= EXERCISE DIRECTIONS =
Include the line containing "104, 105, 108]" and all lines before it, repeated exactly from the listing below, without pictures.

= DATA PROVIDED =
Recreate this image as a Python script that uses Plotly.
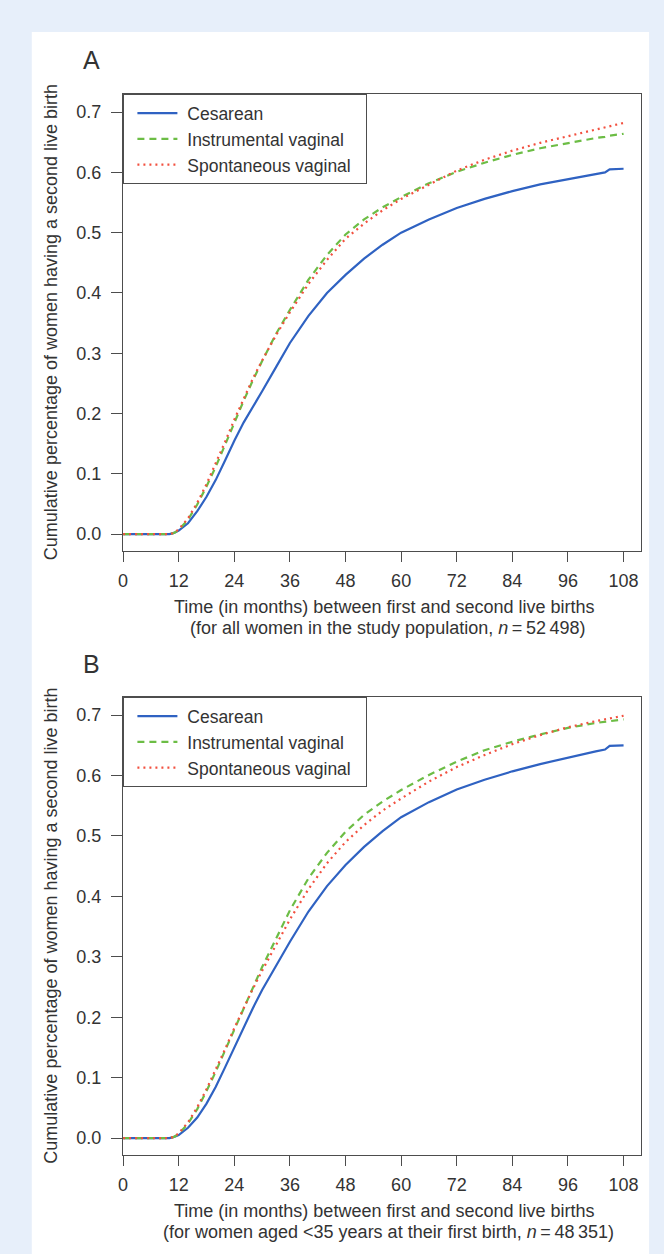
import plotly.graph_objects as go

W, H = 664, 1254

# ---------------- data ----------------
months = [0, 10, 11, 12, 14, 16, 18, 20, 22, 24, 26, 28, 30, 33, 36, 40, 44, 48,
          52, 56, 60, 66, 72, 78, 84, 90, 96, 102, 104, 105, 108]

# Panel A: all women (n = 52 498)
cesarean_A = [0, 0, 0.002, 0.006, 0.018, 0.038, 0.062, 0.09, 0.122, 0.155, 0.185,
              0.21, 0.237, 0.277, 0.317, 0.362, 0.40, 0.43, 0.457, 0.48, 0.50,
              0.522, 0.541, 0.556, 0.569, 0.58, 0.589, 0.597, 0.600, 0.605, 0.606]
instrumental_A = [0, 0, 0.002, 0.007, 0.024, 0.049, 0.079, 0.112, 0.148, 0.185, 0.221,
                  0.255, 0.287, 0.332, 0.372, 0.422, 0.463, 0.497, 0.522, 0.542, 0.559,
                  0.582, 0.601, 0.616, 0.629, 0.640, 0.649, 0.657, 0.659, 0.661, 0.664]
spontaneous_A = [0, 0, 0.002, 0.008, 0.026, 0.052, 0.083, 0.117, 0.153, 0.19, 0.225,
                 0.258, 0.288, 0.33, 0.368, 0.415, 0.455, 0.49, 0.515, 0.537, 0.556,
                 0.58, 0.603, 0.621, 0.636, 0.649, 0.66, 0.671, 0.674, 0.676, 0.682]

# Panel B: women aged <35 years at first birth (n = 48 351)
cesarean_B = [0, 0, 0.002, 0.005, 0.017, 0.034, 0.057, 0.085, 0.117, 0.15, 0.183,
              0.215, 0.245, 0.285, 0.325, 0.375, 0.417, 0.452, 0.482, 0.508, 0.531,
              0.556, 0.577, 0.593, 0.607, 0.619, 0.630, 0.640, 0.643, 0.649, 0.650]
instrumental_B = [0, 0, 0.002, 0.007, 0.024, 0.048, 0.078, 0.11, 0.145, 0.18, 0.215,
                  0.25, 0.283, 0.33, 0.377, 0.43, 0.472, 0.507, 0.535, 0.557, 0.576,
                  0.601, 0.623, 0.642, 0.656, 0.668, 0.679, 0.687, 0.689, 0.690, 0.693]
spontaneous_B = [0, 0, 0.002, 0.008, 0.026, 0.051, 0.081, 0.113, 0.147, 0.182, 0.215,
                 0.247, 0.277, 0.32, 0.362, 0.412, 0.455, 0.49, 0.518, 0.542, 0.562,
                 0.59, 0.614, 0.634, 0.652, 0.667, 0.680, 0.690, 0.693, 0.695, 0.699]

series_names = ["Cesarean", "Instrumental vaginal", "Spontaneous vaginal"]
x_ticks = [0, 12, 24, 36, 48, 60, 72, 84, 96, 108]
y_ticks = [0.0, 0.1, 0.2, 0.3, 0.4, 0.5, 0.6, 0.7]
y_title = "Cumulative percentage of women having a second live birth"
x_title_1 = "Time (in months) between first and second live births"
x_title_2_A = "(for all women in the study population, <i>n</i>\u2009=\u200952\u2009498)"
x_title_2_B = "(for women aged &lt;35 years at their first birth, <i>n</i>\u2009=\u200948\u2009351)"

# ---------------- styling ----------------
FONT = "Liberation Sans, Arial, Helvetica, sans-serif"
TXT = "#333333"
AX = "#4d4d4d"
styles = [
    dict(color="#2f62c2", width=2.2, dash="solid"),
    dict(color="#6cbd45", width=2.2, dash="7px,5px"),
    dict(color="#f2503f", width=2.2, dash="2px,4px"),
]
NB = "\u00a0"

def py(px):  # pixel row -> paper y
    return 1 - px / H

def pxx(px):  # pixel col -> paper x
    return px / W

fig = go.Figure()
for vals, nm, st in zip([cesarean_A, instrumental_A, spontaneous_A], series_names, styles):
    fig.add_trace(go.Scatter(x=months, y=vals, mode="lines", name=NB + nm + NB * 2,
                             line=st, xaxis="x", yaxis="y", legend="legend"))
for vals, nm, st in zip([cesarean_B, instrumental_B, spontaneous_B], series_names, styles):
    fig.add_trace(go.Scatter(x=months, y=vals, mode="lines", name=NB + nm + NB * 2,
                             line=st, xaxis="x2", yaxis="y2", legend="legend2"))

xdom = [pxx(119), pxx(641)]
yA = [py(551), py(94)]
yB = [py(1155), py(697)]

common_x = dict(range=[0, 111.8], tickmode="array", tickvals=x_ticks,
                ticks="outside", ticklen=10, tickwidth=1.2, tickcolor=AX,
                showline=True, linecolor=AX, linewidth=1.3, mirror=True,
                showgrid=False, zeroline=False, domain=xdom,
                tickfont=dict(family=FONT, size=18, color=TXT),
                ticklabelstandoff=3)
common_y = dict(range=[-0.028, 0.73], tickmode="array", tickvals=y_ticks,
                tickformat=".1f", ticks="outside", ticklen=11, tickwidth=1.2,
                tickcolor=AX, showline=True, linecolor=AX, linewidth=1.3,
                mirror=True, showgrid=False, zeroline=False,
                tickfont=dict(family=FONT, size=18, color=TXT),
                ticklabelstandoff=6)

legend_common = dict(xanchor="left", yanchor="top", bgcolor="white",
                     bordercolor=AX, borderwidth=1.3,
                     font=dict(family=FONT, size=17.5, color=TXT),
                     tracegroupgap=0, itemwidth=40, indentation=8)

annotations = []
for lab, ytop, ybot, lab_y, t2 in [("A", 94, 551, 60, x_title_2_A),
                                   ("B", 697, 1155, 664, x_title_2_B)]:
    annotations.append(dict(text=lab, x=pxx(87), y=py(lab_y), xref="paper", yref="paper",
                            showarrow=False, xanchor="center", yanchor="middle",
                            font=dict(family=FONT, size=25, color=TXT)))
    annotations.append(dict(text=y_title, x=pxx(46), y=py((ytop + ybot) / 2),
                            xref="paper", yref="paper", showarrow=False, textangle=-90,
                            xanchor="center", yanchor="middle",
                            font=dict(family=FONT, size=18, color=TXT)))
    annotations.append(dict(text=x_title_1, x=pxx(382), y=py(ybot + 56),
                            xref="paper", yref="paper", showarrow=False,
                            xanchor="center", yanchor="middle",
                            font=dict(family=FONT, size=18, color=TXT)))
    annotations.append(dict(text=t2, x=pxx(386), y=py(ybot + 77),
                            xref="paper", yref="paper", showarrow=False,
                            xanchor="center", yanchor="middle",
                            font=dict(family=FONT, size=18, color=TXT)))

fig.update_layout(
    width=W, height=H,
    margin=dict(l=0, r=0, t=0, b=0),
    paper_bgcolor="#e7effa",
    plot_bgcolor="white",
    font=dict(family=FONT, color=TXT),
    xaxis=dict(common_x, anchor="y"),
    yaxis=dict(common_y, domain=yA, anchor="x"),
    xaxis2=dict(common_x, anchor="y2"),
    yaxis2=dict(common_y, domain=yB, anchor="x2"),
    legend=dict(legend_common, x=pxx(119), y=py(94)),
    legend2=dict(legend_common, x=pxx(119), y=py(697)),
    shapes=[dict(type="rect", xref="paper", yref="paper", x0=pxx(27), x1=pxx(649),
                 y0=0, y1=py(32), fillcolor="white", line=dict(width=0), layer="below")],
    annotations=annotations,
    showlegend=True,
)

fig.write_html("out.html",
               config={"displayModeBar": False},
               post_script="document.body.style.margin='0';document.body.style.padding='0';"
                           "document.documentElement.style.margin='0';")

= WORKED SOLUTION =
Recreate this image as a Python script that uses Plotly.
import plotly.graph_objects as go

W, H = 664, 1254

# ---------------- data ----------------
months = [0, 10, 11, 12, 14, 16, 18, 20, 22, 24, 26, 28, 30, 33, 36, 40, 44, 48,
          52, 56, 60, 66, 72, 78, 84, 90, 96, 102, 104, 105, 108]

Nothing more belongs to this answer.